Portuguese Prime Minister Antonio Costa won an absolute majority in Sunday’s general election removing the need for coalitions in order to pass budgets; the 2022 budget had failed to pass in October as previous coalition partners had voted against its passing. Italy also ended a fraught voting week for the next president with Sergio Mattarella being retained despite his earlier intent to resign. The early spread tightening in both was however wiped out at the close as bunds sold after a high CPI print with 10Y PGBs and BTPS closing little changed.

Australian and Japanese stocks moved higher on Tuesday in a muted trading session with most markets closed for the Lunar New Year holiday. The ASX rose 0.49% as the RBA pledged to hold out on interest rate hikes even as it revised its economic forecasts higher; unemployment is expected to go sub-4% by end-2022 while inflation is expected to peak at 3.25%, just outside the 2-% target band. The NIKKEI rose 0.28% with December unemployment coming in slightly better at 2.7%.

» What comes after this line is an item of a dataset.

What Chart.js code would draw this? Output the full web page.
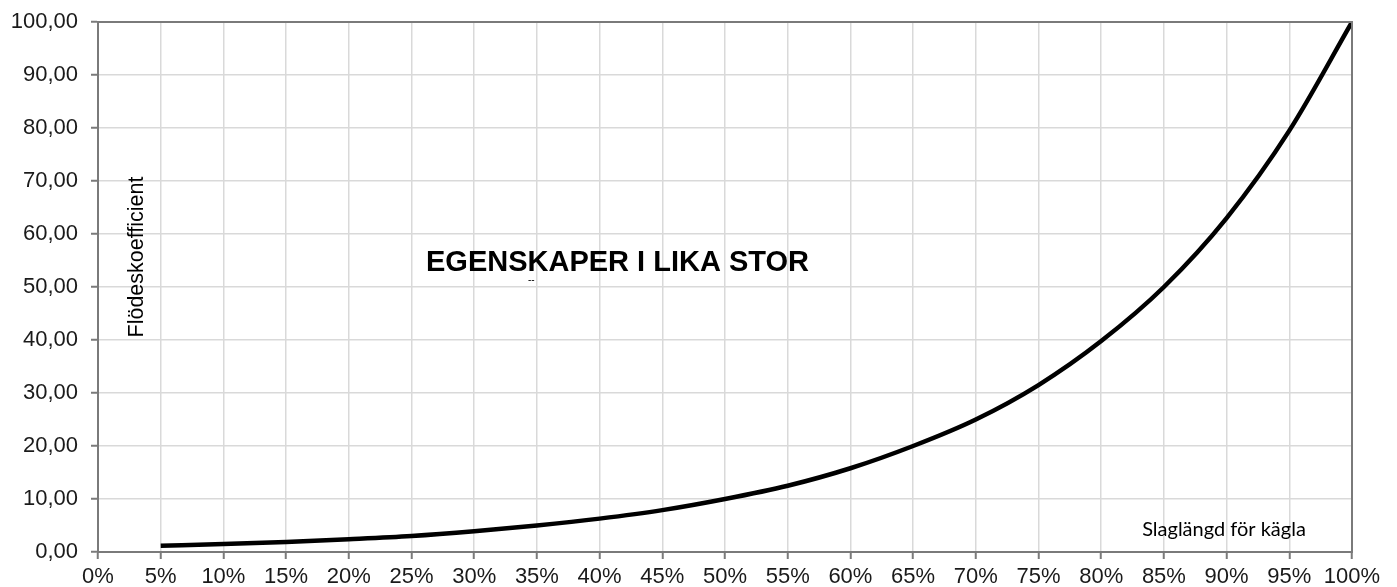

Mexico’s economy contracted 0.1% in Q4 becoming the second major LatAm economy to fall into recession following Brazil; the 0.1% contraction was slightly better than the 0.3% median estimate in a Bloomberg survey. Increased central bank hawkishness in a bid to rein inflation appears to have also derailed recovery from the COVID slump as seems to be the case in Brazil as well. MEX 32s were little moved, closing about 3.62%.

Ghana’s 2021 budget deficit fell to 11.7% in 2021 slightly better than the 12.1% forecast by the Finance Ministry during the 2022 budget presentation; the figure includes legacy debt, a metric the ministry started employing in November. The deficit excluding legacy debt shrank to 9.7% from 2020’s 11.7%. The central bank also held the benchmark rate as saying the impact of November’s 100bps hike had not yet filtered through the economy even as December’s 12.6% CPI print is higher than the 10% upper band of the target range. Yield on GHANA 32s closed 6.5bps tighter at 12.108%.